▶ _Stated task_: Report the number of lines that include "this", with no additional text.

Source code of charts
========

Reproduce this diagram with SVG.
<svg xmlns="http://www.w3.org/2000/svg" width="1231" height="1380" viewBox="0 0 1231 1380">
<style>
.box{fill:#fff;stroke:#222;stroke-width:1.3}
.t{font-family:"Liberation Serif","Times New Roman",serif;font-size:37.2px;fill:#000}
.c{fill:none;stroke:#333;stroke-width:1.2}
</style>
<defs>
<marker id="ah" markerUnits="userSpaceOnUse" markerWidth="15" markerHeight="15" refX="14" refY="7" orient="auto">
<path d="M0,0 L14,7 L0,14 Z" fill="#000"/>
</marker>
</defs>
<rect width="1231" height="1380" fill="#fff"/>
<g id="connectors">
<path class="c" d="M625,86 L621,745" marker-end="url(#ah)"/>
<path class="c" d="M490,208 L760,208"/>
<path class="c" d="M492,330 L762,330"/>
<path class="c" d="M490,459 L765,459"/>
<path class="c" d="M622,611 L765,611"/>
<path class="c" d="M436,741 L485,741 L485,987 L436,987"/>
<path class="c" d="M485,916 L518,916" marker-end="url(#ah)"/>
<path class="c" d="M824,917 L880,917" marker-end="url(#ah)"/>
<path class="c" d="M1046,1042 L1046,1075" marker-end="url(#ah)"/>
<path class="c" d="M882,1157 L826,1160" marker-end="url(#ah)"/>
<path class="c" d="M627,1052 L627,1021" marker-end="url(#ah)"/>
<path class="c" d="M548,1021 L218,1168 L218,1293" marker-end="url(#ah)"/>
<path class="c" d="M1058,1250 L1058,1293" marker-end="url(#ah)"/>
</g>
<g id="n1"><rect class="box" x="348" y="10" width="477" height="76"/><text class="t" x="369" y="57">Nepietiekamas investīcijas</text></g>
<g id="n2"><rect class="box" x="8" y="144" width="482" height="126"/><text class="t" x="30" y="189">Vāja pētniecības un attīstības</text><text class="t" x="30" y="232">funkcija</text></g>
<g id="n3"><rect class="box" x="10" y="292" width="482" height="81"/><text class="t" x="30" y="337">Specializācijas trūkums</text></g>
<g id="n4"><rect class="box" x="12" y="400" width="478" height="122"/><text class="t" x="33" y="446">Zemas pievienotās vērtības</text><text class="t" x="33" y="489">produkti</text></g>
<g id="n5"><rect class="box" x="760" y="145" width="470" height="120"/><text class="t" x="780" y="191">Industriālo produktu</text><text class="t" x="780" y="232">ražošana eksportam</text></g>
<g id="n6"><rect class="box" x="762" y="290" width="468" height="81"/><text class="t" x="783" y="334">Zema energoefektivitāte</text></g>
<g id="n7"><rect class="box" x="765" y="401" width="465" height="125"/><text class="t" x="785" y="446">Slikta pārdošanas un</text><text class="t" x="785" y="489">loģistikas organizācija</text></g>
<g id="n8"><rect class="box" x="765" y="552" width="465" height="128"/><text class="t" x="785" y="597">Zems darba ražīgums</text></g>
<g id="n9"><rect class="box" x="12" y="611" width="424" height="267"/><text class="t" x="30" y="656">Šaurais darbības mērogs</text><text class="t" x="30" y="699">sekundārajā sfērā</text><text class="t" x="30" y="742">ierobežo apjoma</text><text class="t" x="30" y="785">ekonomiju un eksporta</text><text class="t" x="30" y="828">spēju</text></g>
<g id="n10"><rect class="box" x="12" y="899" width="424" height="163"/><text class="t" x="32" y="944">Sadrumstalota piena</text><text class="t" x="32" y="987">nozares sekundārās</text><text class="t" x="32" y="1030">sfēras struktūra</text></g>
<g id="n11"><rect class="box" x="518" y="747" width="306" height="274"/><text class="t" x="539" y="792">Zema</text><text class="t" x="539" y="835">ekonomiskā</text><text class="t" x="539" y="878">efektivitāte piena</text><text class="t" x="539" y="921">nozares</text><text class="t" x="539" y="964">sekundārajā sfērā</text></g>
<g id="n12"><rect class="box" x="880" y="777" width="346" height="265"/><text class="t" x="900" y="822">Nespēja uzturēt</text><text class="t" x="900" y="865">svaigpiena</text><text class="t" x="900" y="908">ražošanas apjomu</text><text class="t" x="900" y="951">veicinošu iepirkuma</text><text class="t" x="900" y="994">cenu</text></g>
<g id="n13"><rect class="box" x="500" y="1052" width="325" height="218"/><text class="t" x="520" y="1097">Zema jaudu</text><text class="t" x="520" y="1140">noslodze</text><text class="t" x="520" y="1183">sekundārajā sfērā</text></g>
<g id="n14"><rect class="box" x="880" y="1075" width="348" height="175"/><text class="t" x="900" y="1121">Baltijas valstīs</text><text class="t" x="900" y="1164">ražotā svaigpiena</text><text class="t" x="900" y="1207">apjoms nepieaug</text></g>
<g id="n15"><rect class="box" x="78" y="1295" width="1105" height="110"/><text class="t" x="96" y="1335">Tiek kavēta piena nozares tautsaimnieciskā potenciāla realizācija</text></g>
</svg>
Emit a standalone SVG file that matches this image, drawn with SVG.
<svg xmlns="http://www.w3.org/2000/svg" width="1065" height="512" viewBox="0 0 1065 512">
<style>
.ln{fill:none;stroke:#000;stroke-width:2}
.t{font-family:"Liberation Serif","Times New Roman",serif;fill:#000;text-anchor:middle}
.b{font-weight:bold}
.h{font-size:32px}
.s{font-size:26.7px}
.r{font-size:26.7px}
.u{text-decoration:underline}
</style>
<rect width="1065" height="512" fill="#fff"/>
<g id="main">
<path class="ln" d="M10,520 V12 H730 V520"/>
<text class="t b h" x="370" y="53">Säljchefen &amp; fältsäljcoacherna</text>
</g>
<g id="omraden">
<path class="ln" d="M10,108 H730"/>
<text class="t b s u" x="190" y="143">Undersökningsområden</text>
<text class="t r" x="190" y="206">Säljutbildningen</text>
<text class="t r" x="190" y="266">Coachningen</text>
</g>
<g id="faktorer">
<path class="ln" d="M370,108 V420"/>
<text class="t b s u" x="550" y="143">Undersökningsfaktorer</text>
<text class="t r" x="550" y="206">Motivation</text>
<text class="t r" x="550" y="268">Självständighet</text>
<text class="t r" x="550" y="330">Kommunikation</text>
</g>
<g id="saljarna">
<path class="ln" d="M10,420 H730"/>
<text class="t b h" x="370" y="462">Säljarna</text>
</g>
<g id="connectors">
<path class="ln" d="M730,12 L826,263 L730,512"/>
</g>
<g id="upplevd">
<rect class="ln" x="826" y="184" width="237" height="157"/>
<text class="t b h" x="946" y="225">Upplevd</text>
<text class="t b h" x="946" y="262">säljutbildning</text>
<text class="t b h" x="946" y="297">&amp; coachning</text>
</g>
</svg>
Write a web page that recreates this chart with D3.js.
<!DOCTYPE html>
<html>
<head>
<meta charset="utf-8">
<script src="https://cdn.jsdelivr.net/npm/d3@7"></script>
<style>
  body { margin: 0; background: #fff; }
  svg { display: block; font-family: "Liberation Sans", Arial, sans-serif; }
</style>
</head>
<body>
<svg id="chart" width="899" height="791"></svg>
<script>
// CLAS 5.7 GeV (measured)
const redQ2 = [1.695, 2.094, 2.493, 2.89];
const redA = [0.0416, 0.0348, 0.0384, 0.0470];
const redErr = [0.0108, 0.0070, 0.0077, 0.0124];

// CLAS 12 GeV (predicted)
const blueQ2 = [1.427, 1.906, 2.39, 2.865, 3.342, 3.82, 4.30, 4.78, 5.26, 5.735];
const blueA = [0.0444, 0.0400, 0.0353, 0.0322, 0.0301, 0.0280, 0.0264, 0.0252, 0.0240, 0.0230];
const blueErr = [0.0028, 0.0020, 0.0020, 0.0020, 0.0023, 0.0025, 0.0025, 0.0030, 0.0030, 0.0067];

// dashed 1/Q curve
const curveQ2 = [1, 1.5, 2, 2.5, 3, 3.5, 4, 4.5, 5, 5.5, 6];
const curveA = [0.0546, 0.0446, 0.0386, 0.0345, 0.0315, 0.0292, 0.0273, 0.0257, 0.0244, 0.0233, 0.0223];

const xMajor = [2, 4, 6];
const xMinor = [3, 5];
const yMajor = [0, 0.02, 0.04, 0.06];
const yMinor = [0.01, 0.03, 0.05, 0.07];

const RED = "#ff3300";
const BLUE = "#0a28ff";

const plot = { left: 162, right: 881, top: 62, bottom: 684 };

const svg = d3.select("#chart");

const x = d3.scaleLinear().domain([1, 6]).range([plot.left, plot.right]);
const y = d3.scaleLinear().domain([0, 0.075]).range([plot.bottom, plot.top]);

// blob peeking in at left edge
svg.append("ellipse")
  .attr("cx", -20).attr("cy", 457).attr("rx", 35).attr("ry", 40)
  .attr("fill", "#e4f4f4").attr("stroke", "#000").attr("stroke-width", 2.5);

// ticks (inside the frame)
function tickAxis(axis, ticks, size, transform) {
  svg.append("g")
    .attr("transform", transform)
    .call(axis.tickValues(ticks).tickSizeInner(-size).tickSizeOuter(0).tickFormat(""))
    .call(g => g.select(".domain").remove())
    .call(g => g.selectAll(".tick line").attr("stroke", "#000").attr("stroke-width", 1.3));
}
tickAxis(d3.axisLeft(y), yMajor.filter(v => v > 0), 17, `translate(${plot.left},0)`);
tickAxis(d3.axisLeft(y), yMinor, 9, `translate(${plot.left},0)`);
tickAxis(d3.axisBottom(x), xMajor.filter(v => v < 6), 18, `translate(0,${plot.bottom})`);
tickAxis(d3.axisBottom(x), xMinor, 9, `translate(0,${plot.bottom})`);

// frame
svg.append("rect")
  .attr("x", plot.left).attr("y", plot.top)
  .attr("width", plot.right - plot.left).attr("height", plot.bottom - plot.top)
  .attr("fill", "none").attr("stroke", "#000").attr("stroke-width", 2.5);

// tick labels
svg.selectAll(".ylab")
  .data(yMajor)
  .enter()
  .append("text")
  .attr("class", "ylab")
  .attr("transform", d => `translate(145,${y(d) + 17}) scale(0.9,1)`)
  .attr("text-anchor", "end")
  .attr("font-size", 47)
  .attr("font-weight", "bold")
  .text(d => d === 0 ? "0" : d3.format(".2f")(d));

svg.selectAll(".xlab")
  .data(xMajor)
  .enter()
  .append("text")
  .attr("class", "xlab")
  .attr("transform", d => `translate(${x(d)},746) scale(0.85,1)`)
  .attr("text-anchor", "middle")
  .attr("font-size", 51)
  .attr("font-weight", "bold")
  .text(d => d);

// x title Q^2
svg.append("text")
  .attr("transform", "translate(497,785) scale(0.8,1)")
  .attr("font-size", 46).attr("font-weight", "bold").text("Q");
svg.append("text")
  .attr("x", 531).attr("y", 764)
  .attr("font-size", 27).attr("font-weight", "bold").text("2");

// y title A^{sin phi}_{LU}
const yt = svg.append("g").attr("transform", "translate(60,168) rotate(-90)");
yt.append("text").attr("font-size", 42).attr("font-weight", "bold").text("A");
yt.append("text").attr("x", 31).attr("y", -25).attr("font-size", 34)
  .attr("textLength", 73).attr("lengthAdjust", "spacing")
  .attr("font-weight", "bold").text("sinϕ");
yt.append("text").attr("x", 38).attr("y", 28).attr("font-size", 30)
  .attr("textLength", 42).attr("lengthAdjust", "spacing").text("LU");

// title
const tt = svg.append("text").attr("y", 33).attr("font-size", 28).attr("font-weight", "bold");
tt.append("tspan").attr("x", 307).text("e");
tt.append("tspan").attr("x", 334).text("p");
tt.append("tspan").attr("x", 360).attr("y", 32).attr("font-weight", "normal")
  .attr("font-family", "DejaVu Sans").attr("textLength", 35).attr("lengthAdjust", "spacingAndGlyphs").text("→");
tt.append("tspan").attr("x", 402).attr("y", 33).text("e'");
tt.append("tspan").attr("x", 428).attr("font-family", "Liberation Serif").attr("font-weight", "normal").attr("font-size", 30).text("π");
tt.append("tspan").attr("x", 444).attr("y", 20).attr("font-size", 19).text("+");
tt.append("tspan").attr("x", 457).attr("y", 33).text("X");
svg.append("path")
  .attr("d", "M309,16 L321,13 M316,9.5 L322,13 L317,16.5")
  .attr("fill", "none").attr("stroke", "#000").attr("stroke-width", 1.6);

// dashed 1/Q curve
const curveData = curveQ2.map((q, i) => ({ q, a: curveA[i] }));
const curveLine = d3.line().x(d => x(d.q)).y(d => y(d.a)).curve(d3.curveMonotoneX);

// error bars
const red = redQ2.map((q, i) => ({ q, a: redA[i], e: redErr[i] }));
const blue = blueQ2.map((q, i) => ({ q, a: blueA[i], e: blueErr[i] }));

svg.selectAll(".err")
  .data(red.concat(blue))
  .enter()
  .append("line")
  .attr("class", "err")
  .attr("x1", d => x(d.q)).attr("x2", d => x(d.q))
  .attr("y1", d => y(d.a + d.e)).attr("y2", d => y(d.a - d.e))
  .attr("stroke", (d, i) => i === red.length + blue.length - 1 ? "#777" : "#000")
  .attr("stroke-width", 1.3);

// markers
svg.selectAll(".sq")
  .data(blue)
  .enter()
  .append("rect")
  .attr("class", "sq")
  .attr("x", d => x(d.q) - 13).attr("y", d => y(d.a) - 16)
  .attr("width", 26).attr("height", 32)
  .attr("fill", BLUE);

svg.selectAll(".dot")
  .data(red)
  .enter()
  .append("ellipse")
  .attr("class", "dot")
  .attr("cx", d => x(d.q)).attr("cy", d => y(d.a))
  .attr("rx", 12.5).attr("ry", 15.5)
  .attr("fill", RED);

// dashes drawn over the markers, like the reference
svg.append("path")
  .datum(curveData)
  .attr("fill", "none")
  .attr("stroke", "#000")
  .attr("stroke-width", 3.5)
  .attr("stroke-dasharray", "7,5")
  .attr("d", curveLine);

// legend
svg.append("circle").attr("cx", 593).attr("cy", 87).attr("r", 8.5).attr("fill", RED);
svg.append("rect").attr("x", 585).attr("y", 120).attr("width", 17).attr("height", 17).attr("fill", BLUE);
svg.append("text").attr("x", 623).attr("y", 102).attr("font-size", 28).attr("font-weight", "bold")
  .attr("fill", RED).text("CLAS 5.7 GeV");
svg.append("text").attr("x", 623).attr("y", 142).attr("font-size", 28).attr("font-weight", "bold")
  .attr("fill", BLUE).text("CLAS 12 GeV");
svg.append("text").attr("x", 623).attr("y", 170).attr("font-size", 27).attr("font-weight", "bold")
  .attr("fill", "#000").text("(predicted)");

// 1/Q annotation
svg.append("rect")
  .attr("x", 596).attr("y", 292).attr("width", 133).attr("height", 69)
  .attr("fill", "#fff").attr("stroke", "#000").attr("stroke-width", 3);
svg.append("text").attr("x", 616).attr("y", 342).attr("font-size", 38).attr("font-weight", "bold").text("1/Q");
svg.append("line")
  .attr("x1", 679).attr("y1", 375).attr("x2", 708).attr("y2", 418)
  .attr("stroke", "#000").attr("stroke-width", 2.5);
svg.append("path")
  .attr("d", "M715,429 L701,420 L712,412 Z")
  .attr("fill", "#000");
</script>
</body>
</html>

========

▶ _Final answer_: 3